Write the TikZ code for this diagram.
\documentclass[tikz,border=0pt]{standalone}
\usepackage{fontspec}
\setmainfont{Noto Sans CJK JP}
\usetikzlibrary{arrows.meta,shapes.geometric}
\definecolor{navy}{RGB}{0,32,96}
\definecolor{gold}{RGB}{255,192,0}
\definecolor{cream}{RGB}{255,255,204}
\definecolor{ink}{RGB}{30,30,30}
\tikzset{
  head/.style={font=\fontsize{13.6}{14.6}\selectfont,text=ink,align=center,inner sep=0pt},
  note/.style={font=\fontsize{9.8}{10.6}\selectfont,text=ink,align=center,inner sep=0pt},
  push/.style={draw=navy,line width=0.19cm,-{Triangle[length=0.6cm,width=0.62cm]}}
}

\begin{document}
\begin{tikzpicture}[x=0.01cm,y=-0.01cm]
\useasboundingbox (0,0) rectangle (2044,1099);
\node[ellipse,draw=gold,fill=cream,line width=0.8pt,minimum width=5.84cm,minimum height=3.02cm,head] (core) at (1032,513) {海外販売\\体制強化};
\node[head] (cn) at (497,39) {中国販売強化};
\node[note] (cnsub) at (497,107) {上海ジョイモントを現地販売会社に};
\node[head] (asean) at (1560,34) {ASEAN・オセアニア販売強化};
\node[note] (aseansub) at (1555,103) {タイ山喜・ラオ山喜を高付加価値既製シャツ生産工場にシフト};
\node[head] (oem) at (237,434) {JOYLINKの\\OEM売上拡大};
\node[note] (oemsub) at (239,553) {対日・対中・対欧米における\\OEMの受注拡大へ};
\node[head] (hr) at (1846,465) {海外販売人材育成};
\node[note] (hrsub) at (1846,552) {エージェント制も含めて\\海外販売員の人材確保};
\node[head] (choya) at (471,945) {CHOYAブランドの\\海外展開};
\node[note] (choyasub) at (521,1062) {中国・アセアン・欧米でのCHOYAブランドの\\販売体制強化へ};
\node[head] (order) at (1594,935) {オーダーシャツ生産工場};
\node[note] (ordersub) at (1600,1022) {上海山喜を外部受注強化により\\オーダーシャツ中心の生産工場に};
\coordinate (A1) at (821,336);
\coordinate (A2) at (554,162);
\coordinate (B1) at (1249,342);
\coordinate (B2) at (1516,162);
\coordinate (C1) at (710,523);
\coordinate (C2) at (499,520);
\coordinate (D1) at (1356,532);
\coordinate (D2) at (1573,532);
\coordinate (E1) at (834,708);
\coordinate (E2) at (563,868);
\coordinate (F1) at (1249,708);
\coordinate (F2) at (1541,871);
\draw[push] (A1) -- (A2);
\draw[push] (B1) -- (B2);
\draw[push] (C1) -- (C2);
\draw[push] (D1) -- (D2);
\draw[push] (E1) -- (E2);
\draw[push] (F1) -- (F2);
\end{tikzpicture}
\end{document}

Given request: Output every line above without altering anything.

Result below:
Write the TikZ code for this diagram.
\documentclass[tikz,border=0pt]{standalone}
\usepackage{fontspec}
\setmainfont{Noto Sans CJK JP}
\usetikzlibrary{arrows.meta,shapes.geometric}
\definecolor{navy}{RGB}{0,32,96}
\definecolor{gold}{RGB}{255,192,0}
\definecolor{cream}{RGB}{255,255,204}
\definecolor{ink}{RGB}{30,30,30}
\tikzset{
  head/.style={font=\fontsize{13.6}{14.6}\selectfont,text=ink,align=center,inner sep=0pt},
  note/.style={font=\fontsize{9.8}{10.6}\selectfont,text=ink,align=center,inner sep=0pt},
  push/.style={draw=navy,line width=0.19cm,-{Triangle[length=0.6cm,width=0.62cm]}}
}

\begin{document}
\begin{tikzpicture}[x=0.01cm,y=-0.01cm]
\useasboundingbox (0,0) rectangle (2044,1099);
\node[ellipse,draw=gold,fill=cream,line width=0.8pt,minimum width=5.84cm,minimum height=3.02cm,head] (core) at (1032,513) {海外販売\\体制強化};
\node[head] (cn) at (497,39) {中国販売強化};
\node[note] (cnsub) at (497,107) {上海ジョイモントを現地販売会社に};
\node[head] (asean) at (1560,34) {ASEAN・オセアニア販売強化};
\node[note] (aseansub) at (1555,103) {タイ山喜・ラオ山喜を高付加価値既製シャツ生産工場にシフト};
\node[head] (oem) at (237,434) {JOYLINKの\\OEM売上拡大};
\node[note] (oemsub) at (239,553) {対日・対中・対欧米における\\OEMの受注拡大へ};
\node[head] (hr) at (1846,465) {海外販売人材育成};
\node[note] (hrsub) at (1846,552) {エージェント制も含めて\\海外販売員の人材確保};
\node[head] (choya) at (471,945) {CHOYAブランドの\\海外展開};
\node[note] (choyasub) at (521,1062) {中国・アセアン・欧米でのCHOYAブランドの\\販売体制強化へ};
\node[head] (order) at (1594,935) {オーダーシャツ生産工場};
\node[note] (ordersub) at (1600,1022) {上海山喜を外部受注強化により\\オーダーシャツ中心の生産工場に};
\coordinate (A1) at (821,336);
\coordinate (A2) at (554,162);
\coordinate (B1) at (1249,342);
\coordinate (B2) at (1516,162);
\coordinate (C1) at (710,523);
\coordinate (C2) at (499,520);
\coordinate (D1) at (1356,532);
\coordinate (D2) at (1573,532);
\coordinate (E1) at (834,708);
\coordinate (E2) at (563,868);
\coordinate (F1) at (1249,708);
\coordinate (F2) at (1541,871);
\draw[push] (A1) -- (A2);
\draw[push] (B1) -- (B2);
\draw[push] (C1) -- (C2);
\draw[push] (D1) -- (D2);
\draw[push] (E1) -- (E2);
\draw[push] (F1) -- (F2);
\end{tikzpicture}
\end{document}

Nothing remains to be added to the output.